Before such elements were forced out of opera seria, many libretti had featured a separately unfolding comic plot as sort of an "opera-within-an-opera." One reason for this was an attempt to attract members of the growing merchant class, newly wealthy, but still less cultured than the nobility, to the public opera houses. These separate plots were almost immediately resurrected in a separately developing tradition that partly derived from the commedia dell'arte, a long-flourishing improvisatory stage tradition of Italy. Just as intermedi had once been performed in-between the acts of stage plays, operas in the new comic genre of "intermezzi", which developed largely in Naples in the 1710s and '20s, were initially staged during the intermissions of opera seria. They became so popular, however, that they were soon being offered as separate productions.
Opera seria was elevated in tone and highly stylised in form, usually consisting of secco recitative interspersed with long da capo arias. These afforded great opportunity for virtuosic singing and during the golden age of opera seria the singer really became the star. The role of the hero was usually written for the castrato voice; castrati such as Farinelli and Senesino, as well as female sopranos such as Faustina Bordoni, became in great demand throughout Europe as opera seria ruled the stage in every country except France. Indeed, Farinelli was the most famous singer of the 18th century. Italian opera set the Baroque standard. Italian libretti were the norm, even when a German composer like Handel found himself writing for London audiences. Italian libretti remained dominant in the classical period as well, for example in the operas of Mozart, who wrote in Vienna near the century's close. Leading Italian-born composers of opera seria include Alessandro Scarlatti, Vivaldi and Porpora.

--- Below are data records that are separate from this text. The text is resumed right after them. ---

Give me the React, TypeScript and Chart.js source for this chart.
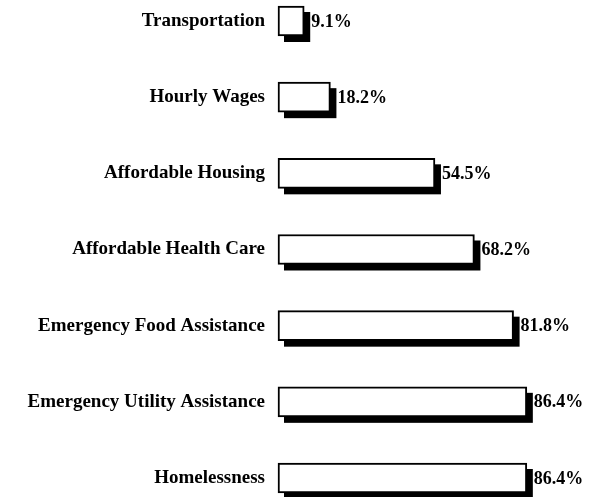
import React, { useEffect, useRef } from "react";
import { Chart, registerables } from "chart.js";

Chart.register(...registerables);

const categories = [
  "Transportation",
  "Hourly Wages",
  "Affordable Housing",
  "Affordable Health Care",
  "Emergency Food Assistance",
  "Emergency Utility Assistance",
  "Homelessness",
];
const values = [9.1, 18.2, 54.5, 68.2, 81.8, 86.4, 86.4];

const FONT = "'Liberation Serif', 'Times New Roman', serif";
const SHADOW = 6;

const shadowPlugin = {
  id: "barShadow",
  beforeDatasetsDraw(chart: any) {
    const ctx = chart.ctx;
    const meta = chart.getDatasetMeta(0);
    ctx.save();
    ctx.fillStyle = "#000";
    meta.data.forEach((el: any) => {
      const left = Math.min(el.base, el.x);
      const w = Math.abs(el.x - el.base);
      ctx.fillRect(left + SHADOW, el.y - el.height / 2 + SHADOW, w, el.height);
    });
    ctx.restore();
  },
  afterDatasetsDraw(chart: any) {
    const ctx = chart.ctx;
    const meta = chart.getDatasetMeta(0);
    const data = chart.data.datasets[0].data as number[];
    ctx.save();
    ctx.fillStyle = "#000";
    ctx.font = `bold 18px ${FONT}`;
    ctx.textAlign = "left";
    ctx.textBaseline = "middle";
    meta.data.forEach((el: any, i: number) => {
      ctx.fillText(data[i].toFixed(1) + "%", el.x + 7, el.y + 1);
    });
    ctx.restore();
  },
};

export default function App() {
  const ref = useRef<HTMLCanvasElement>(null);
  useEffect(() => {
    if (!ref.current) return;
    const chart = new Chart(ref.current, {
      type: "bar",
      data: {
        labels: categories,
        datasets: [
          {
            data: values,
            backgroundColor: "#fff",
            borderColor: "#000",
            borderWidth: 2,
            borderSkipped: false,
            barThickness: 30,
            clip: false as any,
          },
        ],
      },
      options: {
        indexAxis: "y",
        responsive: false,
        animation: false,
        layout: { padding: { top: 21, bottom: 19, right: 27, left: 0 } },
        plugins: { legend: { display: false }, tooltip: { enabled: false } },
        scales: {
          x: { display: false, min: 0, max: 100 },
          y: {
            offset: false,
            grid: { display: false, drawTicks: false },
            border: { display: false },
            ticks: {
              color: "#000",
              padding: 13,
              font: { family: FONT, size: 19, weight: "bold" },
            },
            afterFit: (s: any) => {
              s.width = 278;
              s.paddingTop = 0;
              s.paddingBottom = 0;
            },
          },
        },
      },
      plugins: [shadowPlugin],
    });
    return () => chart.destroy();
  }, []);
  return (
    <div style={{ position: "absolute", left: 0, top: 0, width: 593, height: 497, background: "#fff" }}>
      <canvas ref={ref} width={593} height={497} />
    </div>
  );
}
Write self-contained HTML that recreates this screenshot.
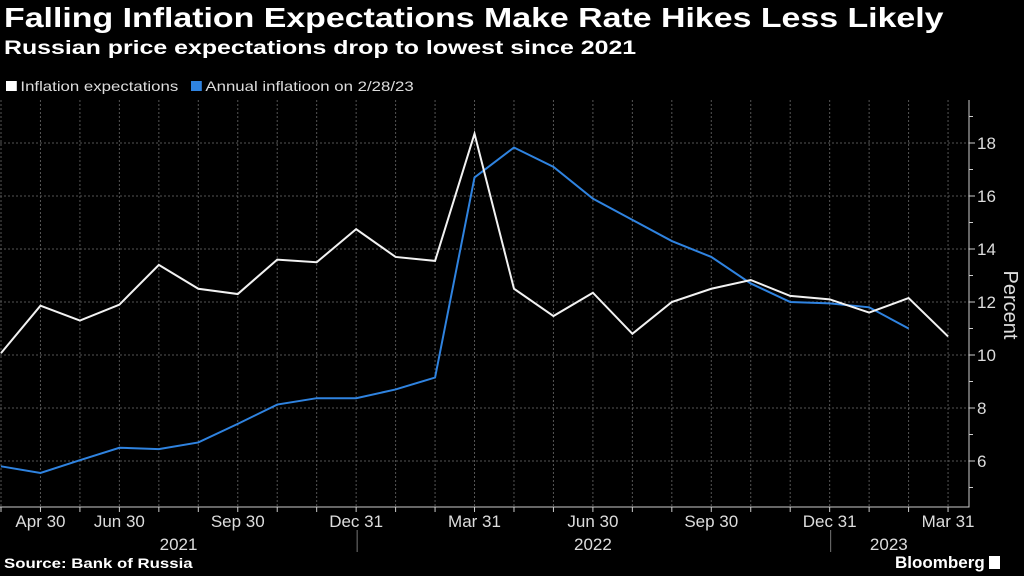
<!DOCTYPE html>
<html><head><meta charset="utf-8">
<style>
html,body{margin:0;padding:0;background:#000;}
body{width:1024px;height:576px;overflow:hidden;position:relative;font-family:"Liberation Sans",sans-serif;color:#fff;}
.t{position:absolute;white-space:nowrap;transform-origin:0 0;}
</style></head>
<body>
<div class="t" style="left:4px;top:2px;font-size:28px;font-weight:bold;transform:scaleX(1.21);">Falling Inflation Expectations Make Rate Hikes Less Likely</div>
<div class="t" style="left:4px;top:38px;font-size:19px;font-weight:bold;transform:scaleX(1.31);">Russian price expectations drop to lowest since 2021</div>
<div class="t" style="left:6px;top:78px;font-size:14px;color:#ddd;transform:scaleX(1.2);"><span style="display:inline-block;width:9px;height:10px;background:#fff;margin-right:3px;"></span>Inflation expectations</div>
<div class="t" style="left:191px;top:78px;font-size:14px;color:#ddd;transform:scaleX(1.2);"><span style="display:inline-block;width:9px;height:10px;background:#2f83e0;margin-right:3px;"></span>Annual inflatioon on 2/28/23</div>
<svg id="chart" width="1024" height="576" style="position:absolute;left:0;top:0;"></svg>
<div class="t" style="left:4px;top:555px;font-size:14px;font-weight:bold;transform:scaleX(1.2);">Source: Bank of Russia</div>
<div class="t" style="left:895px;top:553px;font-size:17px;font-weight:bold;">Bloomberg <span style="display:inline-block;width:11px;height:13px;background:#fff;vertical-align:-1px;"></span></div>
<script>
const expectations=[10.07,11.86,11.3,11.9,13.4,12.5,12.3,13.6,13.5,14.75,13.7,13.55,18.35,12.5,11.47,12.35,10.8,12.0,12.5,12.83,12.23,12.1,11.6,12.15,10.7];
const annualInflation=[5.8,5.55,6.03,6.5,6.45,6.7,7.4,8.13,8.37,8.37,8.7,9.15,16.7,17.83,17.1,15.9,15.1,14.3,13.7,12.7,12.0,11.95,11.8,11.0];
const yTicks=[6,8,10,12,14,16,18];
const xLabels=[[1,"Apr 30"],[3,"Jun 30"],[6,"Sep 30"],[9,"Dec 31"],[12,"Mar 31"],[15,"Jun 30"],[18,"Sep 30"],[21,"Dec 31"],[24,"Mar 31"]];
const yearLabels=[[4.5,"2021"],[15,"2022"],[22.5,"2023"]];
const yearSeps=[9,21];
const NS="http://www.w3.org/2000/svg";
const svg=document.getElementById('chart');
const X=i=>1+i*39.46, Y=v=>355-(v-10)*26.5;
const plotBottom=507, axisX=969, plotTop=100;
function el(tag,attrs,parent){const e=document.createElementNS(NS,tag);for(const k in attrs)e.setAttribute(k,attrs[k]);(parent||svg).appendChild(e);return e;}
for(let i=0;i<25;i++){
  const g=el('line',{x1:X(i),x2:X(i),y1:plotTop,y2:plotBottom,stroke:'#555','stroke-dasharray':'2,2','stroke-width':1});
  
  
  const tk=el('line',{x1:X(i),x2:X(i),y1:plotBottom,y2:plotBottom+5,stroke:'#ccc'});
  
  
}
for(let v=5;v<=19;v++){
  const tk=el('line',{x1:axisX,x2:axisX+(v%2===0?6:4),y1:Y(v),y2:Y(v),stroke:'#ccc'});
  
  
}
yTicks.forEach(v=>{
  const g=el('line',{x1:0,x2:axisX,y1:Y(v),y2:Y(v),stroke:'#555','stroke-dasharray':'2,2'});
  
  
  const t=el('text',{x:axisX+8,y:Y(v)+6,fill:'#ddd','font-size':17,'font-family':'Liberation Sans, sans-serif'});
  t.textContent=v;
  
  
});
const ax=el('path',{d:`M0 ${plotBottom}H${axisX}V${plotTop}`,stroke:'#ccc',fill:'none'});


const yt=el('text',{x:0,y:0,fill:'#ddd','font-size':20,'text-anchor':'middle','font-family':'Liberation Sans, sans-serif',transform:'translate(1004,305) rotate(90)'});
yt.textContent='Percent';


xLabels.forEach(([i,s])=>{
  const t=el('text',{x:X(i),y:527,fill:'#ddd','font-size':17,'text-anchor':'middle','font-family':'Liberation Sans, sans-serif'});
  t.textContent=s;
  
  
});
yearLabels.forEach(([i,s])=>{
  const t=el('text',{x:X(i),y:550,fill:'#ddd','font-size':17,'text-anchor':'middle','font-family':'Liberation Sans, sans-serif'});
  t.textContent=s;
  
  
});
yearSeps.forEach(i=>{
  const l=el('line',{x1:X(i)+1,x2:X(i)+1,y1:530,y2:552,stroke:'#777'});
  
  
});
const pb=el('polyline',{points:annualInflation.map((v,i)=>X(i)+','+Y(v)).join(' '),fill:'none',stroke:'#2f83e0','stroke-width':2});


const pw=el('polyline',{points:expectations.map((v,i)=>X(i)+','+Y(v)).join(' '),fill:'none',stroke:'#f2f2f2','stroke-width':2});


</script>
</body></html>
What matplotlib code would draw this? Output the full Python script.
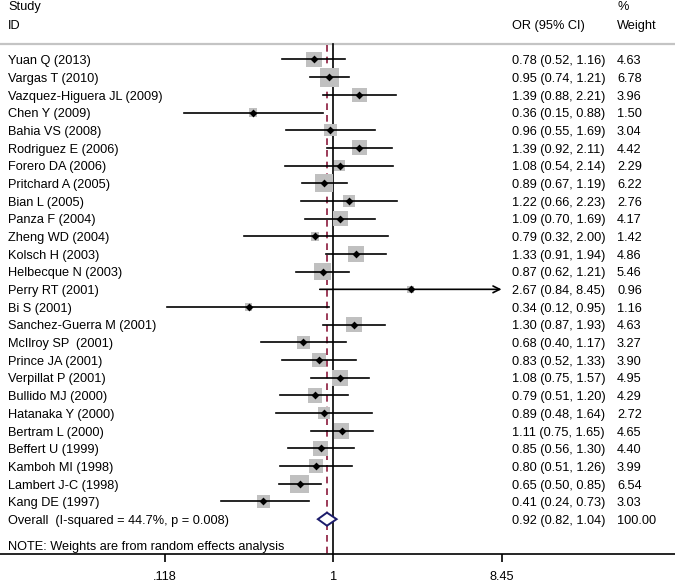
import numpy as np
import matplotlib
matplotlib.use("Agg")
import matplotlib.pyplot as plt
from matplotlib.patches import Polygon
from matplotlib.transforms import blended_transform_factory

plt.rcParams['font.family'] = ['Liberation Sans', 'DejaVu Sans']

studies = ["Yuan Q (2013)", "Vargas T (2010)", "Vazquez-Higuera JL (2009)", "Chen Y (2009)",
           "Bahia VS (2008)", "Rodriguez E (2006)", "Forero DA (2006)", "Pritchard A (2005)",
           "Bian L (2005)", "Panza F (2004)", "Zheng WD (2004)", "Kolsch H (2003)",
           "Helbecque N (2003)", "Perry RT (2001)", "Bi S (2001)", "Sanchez-Guerra M (2001)",
           "McIlroy SP  (2001)", "Prince JA (2001)", "Verpillat P (2001)", "Bullido MJ (2000)",
           "Hatanaka Y (2000)", "Bertram L (2000)", "Beffert U (1999)", "Kamboh MI (1998)",
           "Lambert J-C (1998)", "Kang DE (1997)"]
or_vals = [0.78, 0.95, 1.39, 0.36, 0.96, 1.39, 1.08, 0.89, 1.22, 1.09, 0.79, 1.33, 0.87,
           2.67, 0.34, 1.30, 0.68, 0.83, 1.08, 0.79, 0.89, 1.11, 0.85, 0.80, 0.65, 0.41]
ci_low = [0.52, 0.74, 0.88, 0.15, 0.55, 0.92, 0.54, 0.67, 0.66, 0.70, 0.32, 0.91, 0.62,
          0.84, 0.12, 0.87, 0.40, 0.52, 0.75, 0.51, 0.48, 0.75, 0.56, 0.51, 0.50, 0.24]
ci_high = [1.16, 1.21, 2.21, 0.88, 1.69, 2.11, 2.14, 1.19, 2.23, 1.69, 2.00, 1.94, 1.21,
           8.45, 0.95, 1.93, 1.17, 1.33, 1.57, 1.20, 1.64, 1.65, 1.30, 1.26, 0.85, 0.73]
weights = [4.63, 6.78, 3.96, 1.50, 3.04, 4.42, 2.29, 6.22, 2.76, 4.17, 1.42, 4.86, 5.46,
           0.96, 1.16, 4.63, 3.27, 3.90, 4.95, 4.29, 2.72, 4.65, 4.40, 3.99, 6.54, 3.03]
overall_label = "Overall  (I-squared = 44.7%, p = 0.008)"
overall_or, overall_lo, overall_hi = 0.92, 0.82, 1.04
overall_weight = 100.00
note_text = "NOTE: Weights are from random effects analysis"
tick_vals = [0.118, 1, 8.45]
tick_labels = [".118", "1", "8.45"]

W, H = 675, 583
fig = plt.figure(figsize=(W / 100, H / 100), dpi=100)
ax_bottom = 29 / H
ax = fig.add_axes([0, ax_bottom, 1, 1 - ax_bottom])
ax.set_xscale('log')
ax.set_xlim(0.01447, 76.5)
ax.set_ylim(27.97, -3.365)

for s in ['left', 'top', 'right']:
    ax.spines[s].set_visible(False)
ax.spines['bottom'].set_linewidth(1.2)
ax.set_yticks([])
ax.set_xticks(tick_vals)
ax.set_xticklabels(tick_labels, fontsize=9.2)
ax.minorticks_off()
ax.tick_params(axis='x', direction='out', length=6, width=1.2, pad=6)

n = len(studies)
ys = np.arange(n)
fs = 9.2
dy = 0.1
tx = blended_transform_factory(ax.transAxes, ax.transData)

# header
ax.text(8 / W, -3.05 + dy, "Study", transform=tx, fontsize=fs, va='center')
ax.text(8 / W, -2.02 + dy, "ID", transform=tx, fontsize=fs, va='center')
ax.text(512 / W, -2.02 + dy, "OR (95% CI)", transform=tx, fontsize=fs, va='center')
ax.text(617 / W, -3.05 + dy, "%", transform=tx, fontsize=fs, va='center')
ax.text(617 / W, -2.02 + dy, "Weight", transform=tx, fontsize=fs, va='center')
ax.axhline(-0.877, color='#c4c4c4', lw=1.6)

# reference lines
ax.plot([1, 1], [-0.877, 27.97], color='black', lw=1.2, zorder=2)
ax.plot([overall_or, overall_or], [-0.8, 27.97], color='#8b1a3c', lw=1.2,
        dashes=(4, 3), zorder=2)

# studies
xmax_plot = tick_vals[-1]
for i in range(n):
    lo, hi = ci_low[i], ci_high[i]
    if hi >= xmax_plot:
        ax.annotate("", xy=(hi, i), xytext=(lo, i),
                    arrowprops=dict(arrowstyle='->', color='black', lw=1.2,
                                    shrinkA=0, shrinkB=0, mutation_scale=12), zorder=3)
    else:
        ax.plot([lo, hi], [i, i], color='black', lw=1.2, zorder=3)
side_pt = 7.18 * np.sqrt(np.array(weights)) * 0.72
ax.scatter(or_vals, ys, marker='s', s=side_pt ** 2, color='#c0c0c0', linewidths=0, zorder=2.5)
ax.scatter(or_vals, ys, marker='D', s=16, color='black', linewidths=0, zorder=4)

for i in range(n):
    ax.text(8 / W, i + dy, studies[i], transform=tx, fontsize=fs, va='center')
    ax.text(512 / W, i + dy, f"{or_vals[i]:.2f} ({ci_low[i]:.2f}, {ci_high[i]:.2f})",
            transform=tx, fontsize=fs, va='center')
    ax.text(617 / W, i + dy, f"{weights[i]:.2f}", transform=tx, fontsize=fs, va='center')

# overall
yo = n
h = 0.37
diamond = Polygon([[overall_lo, yo], [overall_or, yo - h], [overall_hi, yo], [overall_or, yo + h]],
                  closed=True, facecolor='white', edgecolor='#1c1c6b', lw=1.4, zorder=5)
ax.add_patch(diamond)
ax.text(8 / W, yo + dy, overall_label, transform=tx, fontsize=fs, va='center')
ax.text(512 / W, yo + dy, f"{overall_or:.2f} ({overall_lo:.2f}, {overall_hi:.2f})",
        transform=tx, fontsize=fs, va='center')
ax.text(617 / W, yo + dy, f"{overall_weight:.2f}", transform=tx, fontsize=fs, va='center')

ax.text(8 / W, 27.45 + dy, note_text, transform=tx, fontsize=fs, va='center')

fig.savefig("out.png", dpi=100)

2. Reform: Gluck, the attack on the Metastasian ideal, and Mozart
Opera seria had its weaknesses and critics. The taste for embellishment on behalf of the superbly trained singers, and the use of spectacle as a replacement for dramatic purity and unity drew attacks. Francesco Algarotti's Essay on the Opera (1754) proved to be an inspiration for Christoph Willibald Gluck's reforms. He advocated that opera seria had to return to basics and that all the various elements—music (both instrumental and vocal), ballet, and staging—must be subservient to the overriding drama. Several composers of the period, including Niccolò Jommelli and Tommaso Traetta, attempted to put these ideals into practice. The first to succeed however, was Gluck. Gluck strove to achieve a "beautiful simplicity". This is evident in his first reform opera, Orfeo ed Euridice, where his non-virtuosic vocal melodies are supported by simple harmonies and a richer orchestra presence throughout.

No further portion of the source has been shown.